My Honda Pilot, the vehicle that got me to and back from northern Illinois 17 times this year, has died.

It gave up the ghost as a mechanic was looking at the vehicle's rear gasket while checking a major oil leak. I guess I'd die, too, in that predicament. A stranger poking around your rear while you're hoisted up on a rack is probably not the most dignified thing.

The mechanic had put two other gaskets in the Honda earlier in an attempt to stop the gush of oil, but it continued on. The Honda bravely took me on one last trek after that first costly repair — a late night trip to the train station some 30 miles from here to pick up Holly, my Illinois girl — before blinking on the Check Engine Light and then lapsing into a coma. Her return trip here was delayed a day and I was afraid the Honda would conk out before I could get her home. It didn't, although the oil light came on and the Check Engine Light began flickering that night, foreshadowing its demise.

Maybe I could have put in a new rear gasket, but the transmission was going fast, the brakes were bad and it was simply time to get another car. The expenses of repairing a car with over 180,000 miles was high. I had the Honda for eight years and it served its purpose. It will be missed.

Its last voyage was to limp to the Honda dealership in my town. I bought the Pilot eight years ago under similar circumstances. I had just bought an Izusu Trooper that September 2008 and was headed to cover a news story about 50 miles from home. The remnants of some hurricane blew into northern Arkansas then, toppling trees and smashing homes. There was one fatality and I was headed to the destruction.
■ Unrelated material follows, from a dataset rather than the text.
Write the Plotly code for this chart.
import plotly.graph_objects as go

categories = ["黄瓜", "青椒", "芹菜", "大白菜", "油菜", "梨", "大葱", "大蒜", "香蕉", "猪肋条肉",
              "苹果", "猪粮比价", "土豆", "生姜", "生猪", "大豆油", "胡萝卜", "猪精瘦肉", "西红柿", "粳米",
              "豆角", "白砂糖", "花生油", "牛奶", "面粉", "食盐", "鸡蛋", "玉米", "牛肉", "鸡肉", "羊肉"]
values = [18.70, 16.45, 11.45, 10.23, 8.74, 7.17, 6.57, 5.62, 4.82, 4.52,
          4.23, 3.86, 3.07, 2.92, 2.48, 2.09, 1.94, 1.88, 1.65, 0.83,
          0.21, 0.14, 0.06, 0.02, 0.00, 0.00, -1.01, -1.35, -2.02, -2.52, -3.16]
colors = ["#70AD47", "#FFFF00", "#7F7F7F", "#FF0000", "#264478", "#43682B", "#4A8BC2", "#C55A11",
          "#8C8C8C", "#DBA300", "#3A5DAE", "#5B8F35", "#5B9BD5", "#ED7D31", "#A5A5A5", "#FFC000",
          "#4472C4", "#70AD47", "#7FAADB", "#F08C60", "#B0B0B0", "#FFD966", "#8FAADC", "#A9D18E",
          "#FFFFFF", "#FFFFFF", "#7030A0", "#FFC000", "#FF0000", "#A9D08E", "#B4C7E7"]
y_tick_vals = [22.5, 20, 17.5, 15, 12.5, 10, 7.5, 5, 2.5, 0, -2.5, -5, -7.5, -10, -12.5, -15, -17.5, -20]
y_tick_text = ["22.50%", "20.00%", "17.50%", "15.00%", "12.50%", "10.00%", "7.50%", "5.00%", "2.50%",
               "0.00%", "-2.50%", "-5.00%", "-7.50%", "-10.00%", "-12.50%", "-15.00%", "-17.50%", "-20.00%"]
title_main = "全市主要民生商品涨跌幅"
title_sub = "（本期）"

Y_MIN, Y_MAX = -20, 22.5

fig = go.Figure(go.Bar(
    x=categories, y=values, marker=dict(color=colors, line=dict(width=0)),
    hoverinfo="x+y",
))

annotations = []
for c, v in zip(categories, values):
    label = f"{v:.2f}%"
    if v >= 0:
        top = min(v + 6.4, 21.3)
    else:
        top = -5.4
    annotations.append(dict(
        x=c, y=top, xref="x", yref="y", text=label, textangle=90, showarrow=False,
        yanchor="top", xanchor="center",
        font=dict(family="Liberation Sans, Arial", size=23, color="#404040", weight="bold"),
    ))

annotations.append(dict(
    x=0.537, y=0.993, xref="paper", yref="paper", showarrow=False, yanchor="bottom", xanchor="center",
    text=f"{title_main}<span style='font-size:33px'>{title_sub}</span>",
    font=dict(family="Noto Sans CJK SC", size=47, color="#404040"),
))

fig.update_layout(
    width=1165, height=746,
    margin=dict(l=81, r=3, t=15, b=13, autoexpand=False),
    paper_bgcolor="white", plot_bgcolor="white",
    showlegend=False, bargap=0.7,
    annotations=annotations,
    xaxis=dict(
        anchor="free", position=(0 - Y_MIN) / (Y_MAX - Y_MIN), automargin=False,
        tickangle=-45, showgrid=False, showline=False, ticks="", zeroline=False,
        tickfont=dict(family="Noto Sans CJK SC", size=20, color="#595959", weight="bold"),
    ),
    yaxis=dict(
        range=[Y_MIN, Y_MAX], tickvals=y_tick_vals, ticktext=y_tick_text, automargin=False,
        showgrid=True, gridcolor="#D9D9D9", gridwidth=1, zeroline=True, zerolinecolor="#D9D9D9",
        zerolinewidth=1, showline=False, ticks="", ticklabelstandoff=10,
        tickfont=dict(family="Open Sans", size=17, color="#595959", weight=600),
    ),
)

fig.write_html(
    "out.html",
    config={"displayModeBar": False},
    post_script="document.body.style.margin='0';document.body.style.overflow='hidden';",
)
The Trooper threw a rod in Weiner, Ark., 30 miles from my home, which, when looking back, is kind of ironic. I mean, “rod” and “Weiner” in the same sentence is somewhat appropriate, I guess. But I digress. I had the car towed, and later Honda took it in as a trade on the Pilot. I got a great deal on the Pilot, but in the trade, I lost the second CD of The Tragically Hip's double album “Yer Favourites,” which was apparently still in the CD player when I switched cars.
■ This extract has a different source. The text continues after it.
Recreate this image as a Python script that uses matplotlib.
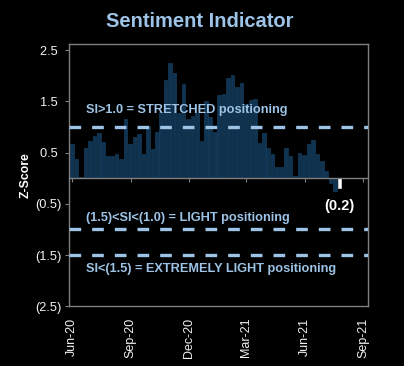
import numpy as np
import pandas as pd
import matplotlib
matplotlib.use("Agg")
import matplotlib.pyplot as plt
import matplotlib.dates as mdates

plt.rcParams['font.family'] = ['Liberation Sans', 'DejaVu Sans']

# weekly sentiment z-score, last point highlighted
zscore = [0.66, 0.38, 0.03, 0.59, 0.73, 0.82, 0.88, 0.71, 0.44, 0.44,
          0.48, 0.37, 1.15, 0.66, 0.80, 0.86, 0.47, 1.02, 0.57, 0.90,
          1.29, 1.91, 2.25, 2.06, 1.27, 1.84, 1.16, 1.22, 1.28, 0.72,
          1.50, 1.19, 0.90, 1.62, 1.64, 1.96, 2.02, 1.77, 1.86, 1.45,
          1.52, 1.55, 0.69, 0.89, 0.58, 0.47, 0.22, 0.22, 0.59, 0.43,
          0.04, 0.50, 0.45, 0.66, 0.74, 0.48, 0.33, 0.14, -0.09, -0.25,
          -0.20]
start_date = "2020-06-01"
last_label = "(0.2)"

levels = [1.0, -1.0, -1.5]
notes = ["SI>1.0 = STRETCHED positioning",
         "(1.5)<SI<(1.0) = LIGHT positioning",
         "SI<(1.5) = EXTREMELY LIGHT positioning"]
note_y = [1.33, -0.77, -1.77]

yticks = [2.5, 1.5, 0.5, -0.5, -1.5, -2.5]
ytick_labels = ["2.5 ", "1.5 ", "0.5 ", "(0.5)", "(1.5)", "(2.5)"]
xticks = ["2020-06-01", "2020-09-01", "2020-12-01", "2021-03-01", "2021-06-01", "2021-09-01"]

dates = pd.date_range(start_date, periods=len(zscore), freq="7D")

navy = "#0f3350"
light = "#9dc3e6"
grey = "#7f7f7f"

fig = plt.figure(figsize=(4.04, 3.66), dpi=100, facecolor="black")
ax = fig.add_axes([0.172, 0.163, 0.738, 0.717], facecolor="black")

colors = [navy] * (len(zscore) - 1) + ["white"]
edges = ["#1a4464"] * (len(zscore) - 1) + ["white"]
ax.bar(dates, zscore, width=5.6, color=colors, edgecolor=edges, linewidth=0.4, zorder=2)

for lv in levels:
    ax.axhline(lv, color=light, lw=2.4, dashes=(3.5, 3.3), zorder=3)

for t, y in zip(notes, note_y):
    ax.text(0.055, y, t, transform=ax.get_yaxis_transform(), color=light,
            fontsize=9.2, fontweight="bold", va="center", ha="left", zorder=4)

ax.text(dates[-1], zscore[-1] - 0.2, last_label, color="white", fontsize=10.5,
        fontweight="bold", ha="center", va="top", zorder=4)

ax.set_ylim(-2.5, 2.62)
ax.set_xlim(pd.Timestamp("2020-05-28"), pd.Timestamp("2021-09-08"))
ax.set_yticks(yticks)
ax.set_yticklabels(ytick_labels)
ax.tick_params(axis="y", colors=grey, labelcolor="#f2f2f2", labelsize=9.2, length=3, width=0.8, pad=3)

# the category axis crosses at zero, labels sit at the bottom
xt = [pd.Timestamp(d) for d in xticks]
ax.spines["bottom"].set_position(("data", 0))
ax.set_xticks(xt)
ax.tick_params(axis="x", colors=grey, labelbottom=False, length=3, width=0.8, direction="out")
for s in ax.spines.values():
    s.set_color(grey)
    s.set_linewidth(1.0)

sec = ax.secondary_xaxis(0.0)
sec.set_xticks(xt)
sec.xaxis.set_major_formatter(mdates.DateFormatter("%b-%y"))
sec.tick_params(axis="x", length=0, labelcolor="#f2f2f2", labelsize=9, pad=8, labelrotation=90)
sec.spines["bottom"].set_color(grey)
sec.spines["bottom"].set_linewidth(1.0)

ax.set_ylabel("Z-Score", color="white", fontsize=8.8, fontweight="bold", labelpad=2)

fig.text(0.495, 0.94, "Sentiment Indicator", color=light, fontsize=14.5,
         fontweight="bold", ha="center", va="center")

fig.savefig("out.png", dpi=100, facecolor="black")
Flash forward eight years and the Pilot sat outside the same dealership while Holly and I agreed to six more years of car payments. I bought a 2016 Nissan Versa, a small, 4-cylinder car with great gas mileage.

It's not the Honda; it sits pretty low and it takes a while to get up to speed. And it's a tiny car. And I'm a fat guy. Watching me crawl out of the car is like watching a rhinoceros giving birth on one of those National Geographic Channel shows.

But the Nissan is easy to handle, it's got a good CD player and because the car is so small inside, it's easy to warm up when the heater kicks in. We're hoping to hit the road and head back to northern Illinois next week for a quick visit, and we'll see how the car does on the long haul. I am sure it will cost less in gas money to make the 547-mile trip there than it did with the Honda.

It's taking some getting used to, though. When we come out of the grocery store, we instinctively look for a white SUV at first, rather than a small grey car. I do have a thing on the key, when pressed, it makes the headlights come on. I do that so I don't look so stupid forgetting which car I have.

And loading the groceries is different. We used to toss 'em in the back of the Honda and then, routinely, I'd complain when the bottles of tea escaped from the bags and rolled around in the back as we drove home. Now, the groceries either sit in the back seat or in the trunk. The tea bottles roll no more.

But life rolls on and everything takes getting used to. And those car payments will take some getting used to. I had paid off that Honda a few years ago. Maybe I can sell video of me getting out of the Nissan to the National Geographic Channel or Animal Planet.